--- begin ---
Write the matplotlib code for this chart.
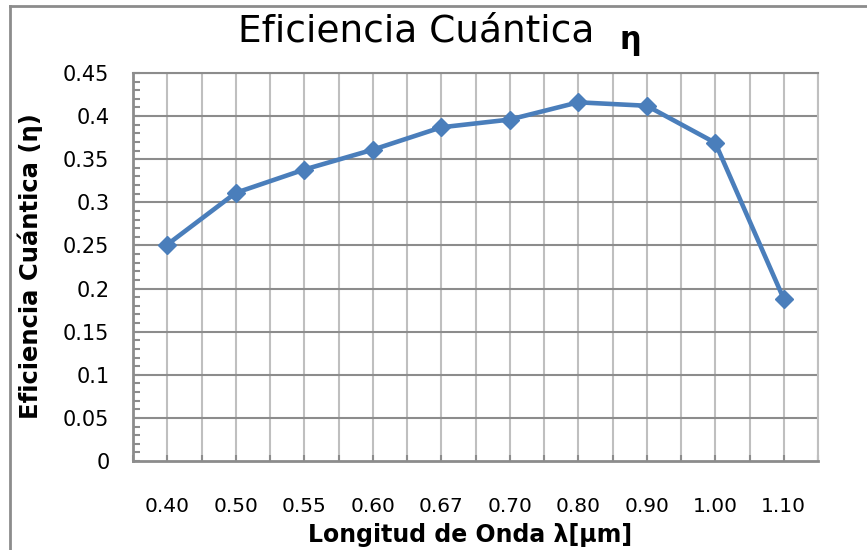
import matplotlib
matplotlib.use("Agg")
import matplotlib.pyplot as plt
from matplotlib.lines import Line2D
from matplotlib.ticker import MultipleLocator

# datos
longitudes = ["0.40", "0.50", "0.55", "0.60", "0.67", "0.70", "0.80", "0.90", "1.00", "1.10"]
eficiencia = [0.251, 0.311, 0.338, 0.361, 0.387, 0.396, 0.416, 0.412, 0.369, 0.188]
y_ticks = [0, 0.05, 0.1, 0.15, 0.2, 0.25, 0.3, 0.35, 0.4, 0.45]
y_labels = ["0", "0.05", "0.1", "0.15", "0.2", "0.25", "0.3", "0.35", "0.4", "0.45"]

fuente = ["DejaVu Sans"]

fig = plt.figure(figsize=(8.67, 5.5), dpi=100)
ax = fig.add_axes([133 / 867, 89 / 550, 685 / 867, 388 / 550])

x = list(range(len(longitudes)))
ax.plot(x, eficiencia, color="#4A7EBB", lw=3.3, marker="D", ms=9.5,
        mec="#4A7EBB", mfc="#4A7EBB", zorder=5, clip_on=False)

ax.set_xlim(-0.5, len(longitudes) - 0.5)
ax.set_ylim(0, 0.45)

# rejilla vertical cada media categoria
for i in range(2 * len(longitudes) + 1):
    xv = -0.5 + i * 0.5
    ax.axvline(xv, color="#BFBFBF", lw=1.5, zorder=1)
for yv in y_ticks[1:]:
    ax.axhline(yv, color="#8C8C8C", lw=1.5, zorder=2)

ax.set_xticks(x)
ax.set_xticklabels(longitudes, family=fuente, fontsize=14.5)
ax.set_xticks([v + 0.5 for v in x[:-1]] + [-0.5, 9.5], minor=True)
ax.tick_params(axis="x", which="both", direction="in", length=4, width=1.5,
               color="#8C8C8C", pad=26)

ax.set_yticks(y_ticks)
ax.set_yticklabels(y_labels, family=fuente, fontsize=15)
ax.yaxis.set_minor_locator(MultipleLocator(0.01))
ax.tick_params(axis="y", which="both", direction="in", length=5, width=1.5,
               color="#8C8C8C", pad=17)

for s in ["left", "bottom"]:
    ax.spines[s].set_color("#8C8C8C")
    ax.spines[s].set_linewidth(2)
ax.spines["top"].set_color("#8C8C8C")
ax.spines["top"].set_linewidth(1.5)
ax.spines["right"].set_color("#BFBFBF")
ax.spines["right"].set_linewidth(1.5)

ax.set_xlabel("Longitud de Onda λ[μm]", family=fuente, fontsize=17,
              fontweight="bold", va="center")
ax.xaxis.set_label_coords(0.492, -0.190)
ax.set_ylabel("Eficiencia Cuántica (η)", family=fuente, fontsize=17.5,
              fontweight="bold", va="center")
ax.yaxis.set_label_coords(-0.150, 0.503)

fig.text(238 / 867, 1 - 31 / 550, "Eficiencia Cuántica", family=fuente,
         fontsize=27, va="center", ha="left")
fig.text(620 / 867, 1 - 41 / 550, "η", family=fuente, fontsize=22,
         fontweight="bold", va="center", ha="left")

# marco del grafico
fig.add_artist(Line2D([10 / 867, 10 / 867], [0, 1 - 6 / 550],
                      transform=fig.transFigure, color="#8C8C8C", lw=2))
fig.add_artist(Line2D([10 / 867, 1], [1 - 6 / 550, 1 - 6 / 550],
                      transform=fig.transFigure, color="#8C8C8C", lw=2))

fig.savefig("out.png", dpi=100)
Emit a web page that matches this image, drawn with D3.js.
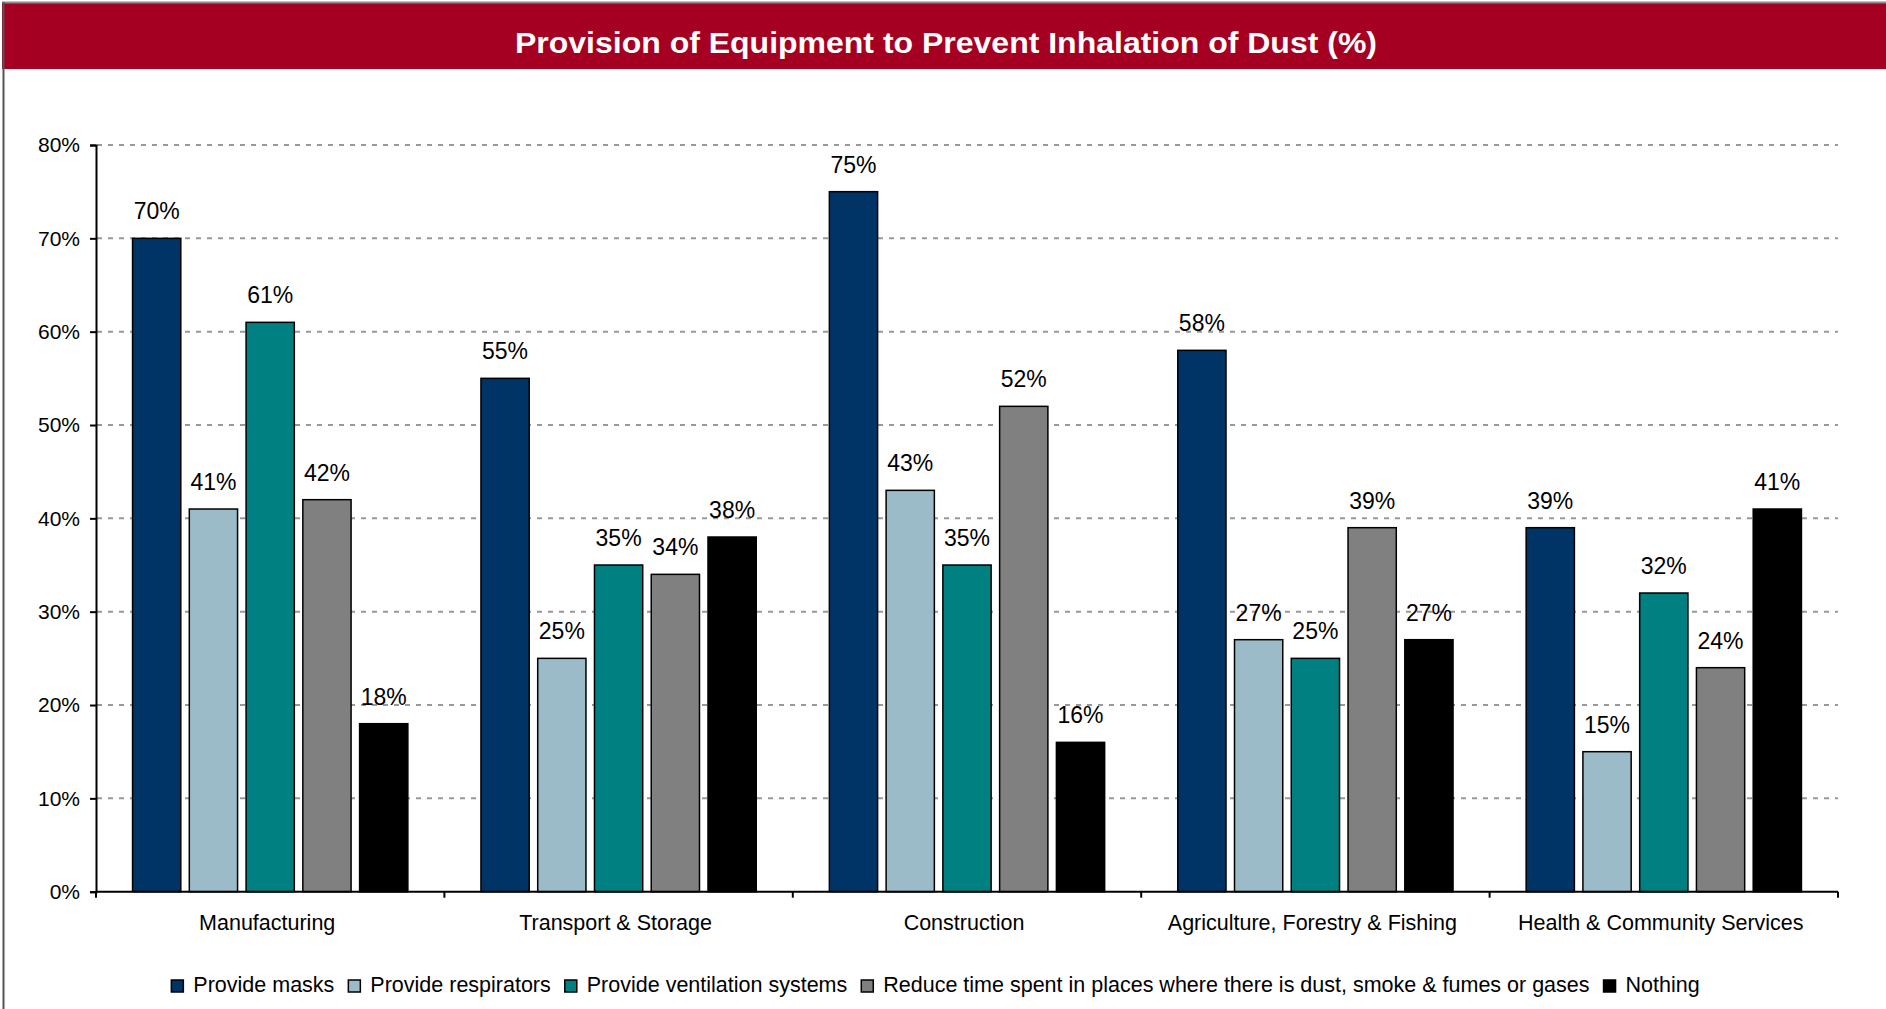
--- end ---
#### [Brief]
Write out the whole listing again, exactly, with no pictures.

#### [Reply]
Write the matplotlib code for this chart.
import matplotlib
matplotlib.use("Agg")
import matplotlib.pyplot as plt
from matplotlib.lines import Line2D
from matplotlib.ticker import MultipleLocator

# datos
longitudes = ["0.40", "0.50", "0.55", "0.60", "0.67", "0.70", "0.80", "0.90", "1.00", "1.10"]
eficiencia = [0.251, 0.311, 0.338, 0.361, 0.387, 0.396, 0.416, 0.412, 0.369, 0.188]
y_ticks = [0, 0.05, 0.1, 0.15, 0.2, 0.25, 0.3, 0.35, 0.4, 0.45]
y_labels = ["0", "0.05", "0.1", "0.15", "0.2", "0.25", "0.3", "0.35", "0.4", "0.45"]

fuente = ["DejaVu Sans"]

fig = plt.figure(figsize=(8.67, 5.5), dpi=100)
ax = fig.add_axes([133 / 867, 89 / 550, 685 / 867, 388 / 550])

x = list(range(len(longitudes)))
ax.plot(x, eficiencia, color="#4A7EBB", lw=3.3, marker="D", ms=9.5,
        mec="#4A7EBB", mfc="#4A7EBB", zorder=5, clip_on=False)

ax.set_xlim(-0.5, len(longitudes) - 0.5)
ax.set_ylim(0, 0.45)

# rejilla vertical cada media categoria
for i in range(2 * len(longitudes) + 1):
    xv = -0.5 + i * 0.5
    ax.axvline(xv, color="#BFBFBF", lw=1.5, zorder=1)
for yv in y_ticks[1:]:
    ax.axhline(yv, color="#8C8C8C", lw=1.5, zorder=2)

ax.set_xticks(x)
ax.set_xticklabels(longitudes, family=fuente, fontsize=14.5)
ax.set_xticks([v + 0.5 for v in x[:-1]] + [-0.5, 9.5], minor=True)
ax.tick_params(axis="x", which="both", direction="in", length=4, width=1.5,
               color="#8C8C8C", pad=26)

ax.set_yticks(y_ticks)
ax.set_yticklabels(y_labels, family=fuente, fontsize=15)
ax.yaxis.set_minor_locator(MultipleLocator(0.01))
ax.tick_params(axis="y", which="both", direction="in", length=5, width=1.5,
               color="#8C8C8C", pad=17)

for s in ["left", "bottom"]:
    ax.spines[s].set_color("#8C8C8C")
    ax.spines[s].set_linewidth(2)
ax.spines["top"].set_color("#8C8C8C")
ax.spines["top"].set_linewidth(1.5)
ax.spines["right"].set_color("#BFBFBF")
ax.spines["right"].set_linewidth(1.5)

ax.set_xlabel("Longitud de Onda λ[μm]", family=fuente, fontsize=17,
              fontweight="bold", va="center")
ax.xaxis.set_label_coords(0.492, -0.190)
ax.set_ylabel("Eficiencia Cuántica (η)", family=fuente, fontsize=17.5,
              fontweight="bold", va="center")
ax.yaxis.set_label_coords(-0.150, 0.503)

fig.text(238 / 867, 1 - 31 / 550, "Eficiencia Cuántica", family=fuente,
         fontsize=27, va="center", ha="left")
fig.text(620 / 867, 1 - 41 / 550, "η", family=fuente, fontsize=22,
         fontweight="bold", va="center", ha="left")

# marco del grafico
fig.add_artist(Line2D([10 / 867, 10 / 867], [0, 1 - 6 / 550],
                      transform=fig.transFigure, color="#8C8C8C", lw=2))
fig.add_artist(Line2D([10 / 867, 1], [1 - 6 / 550, 1 - 6 / 550],
                      transform=fig.transFigure, color="#8C8C8C", lw=2))

fig.savefig("out.png", dpi=100)
Emit a web page that matches this image, drawn with D3.js.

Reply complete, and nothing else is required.